Caleb Durbin, Boston Red Sox
Boston Red Sox third baseman Caleb Durbin | Eric Canha-Imagn Images

Many of Boston’s offensive issues have been statistically exacerbated by trotting out two absolute black holes, Trevor Story and Caleb Durbin, for over 300 plate appearances, or 20 percent of their team total. Because of their defensive “necessity” (a strong word for Story, though Durbin is unironically the best defensive third-baseman in the American League) both were essentially everyday players before Story hit the IL. Story was striking out at Kyle Schwarber rates with none of the benefits, while Durbin is inarguably the worst hitter in baseball. Yes, it is inarguable; he is slashing .165/.247/.245 with an MLB-worst 38 wRC+. The fact that he has positive WAR with that slash line tells you how good a defender he is. But yes, he is inarguably the worst hitter in baseball. You cannot argue it. 
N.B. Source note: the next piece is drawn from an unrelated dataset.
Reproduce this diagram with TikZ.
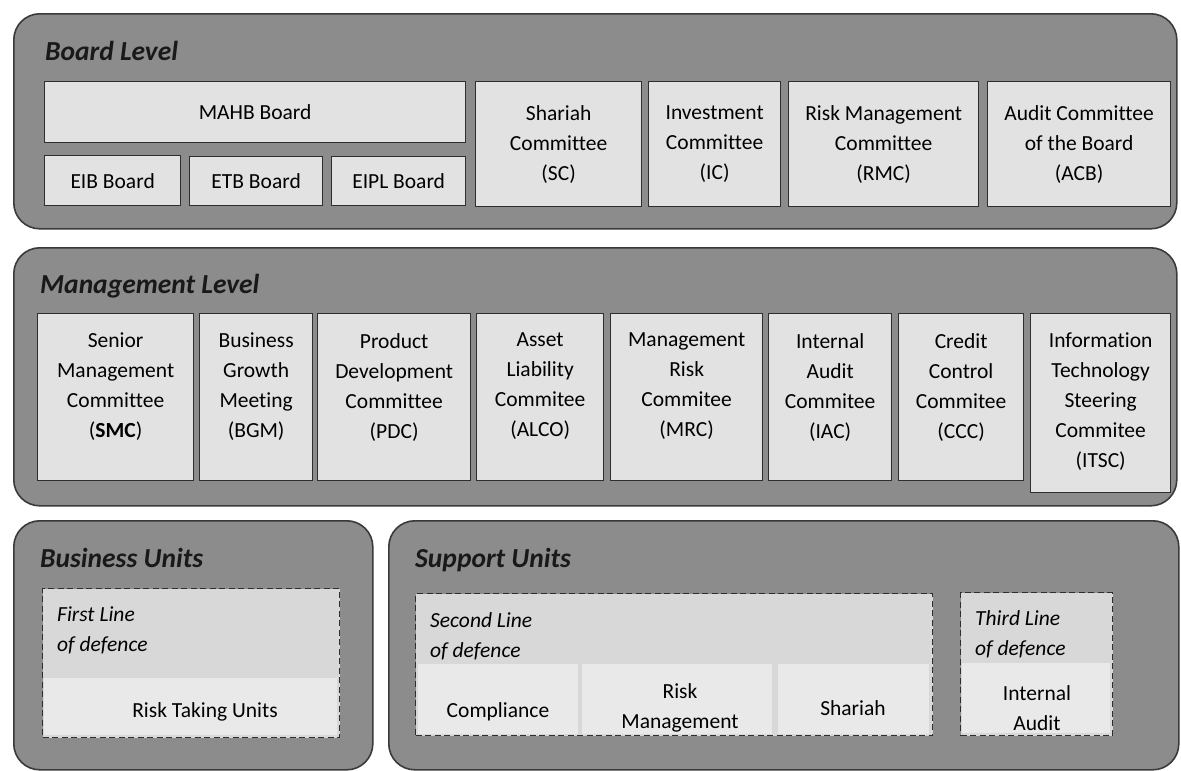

The rest of the lineup, which has been missing their best on-paper hitter Roman Anthony for a huge chunk of the year, has not been good, but they haven’t been shockingly terrible like Story and Durbin. Contreras and Abreu appear to have ridden Venezuela’s World Baseball Classic win wave straight into the regular season — both are raking. Meanwhile, Jarren Duran has five home runs in May after hitting just one in March and April. If Anthony can return sometime soon (crosses fingers) that’s an actual lineup you can build something around. 

There is one thing to deal with: while I would not necessarily be shocked if Story has played his last game for the Red Sox already, Durbin kinda … has to play every day for his defense, a situation we can take in one of two directions. First, we could say that Durbin’s hitting simply cannot get any worse, which I reject since, in sports, it can always get worse. Second, we could think to the future, one when Marcelo Mayer has learned how to play third base and top-10 prospect in baseball Franklin Arias can take over at shortstop, and smile. We can always smile.

While there is still much to do, this Red Sox team is not dead in the water, as they looked for much of April. Something smells like a good baseball team in here, we just have to find it.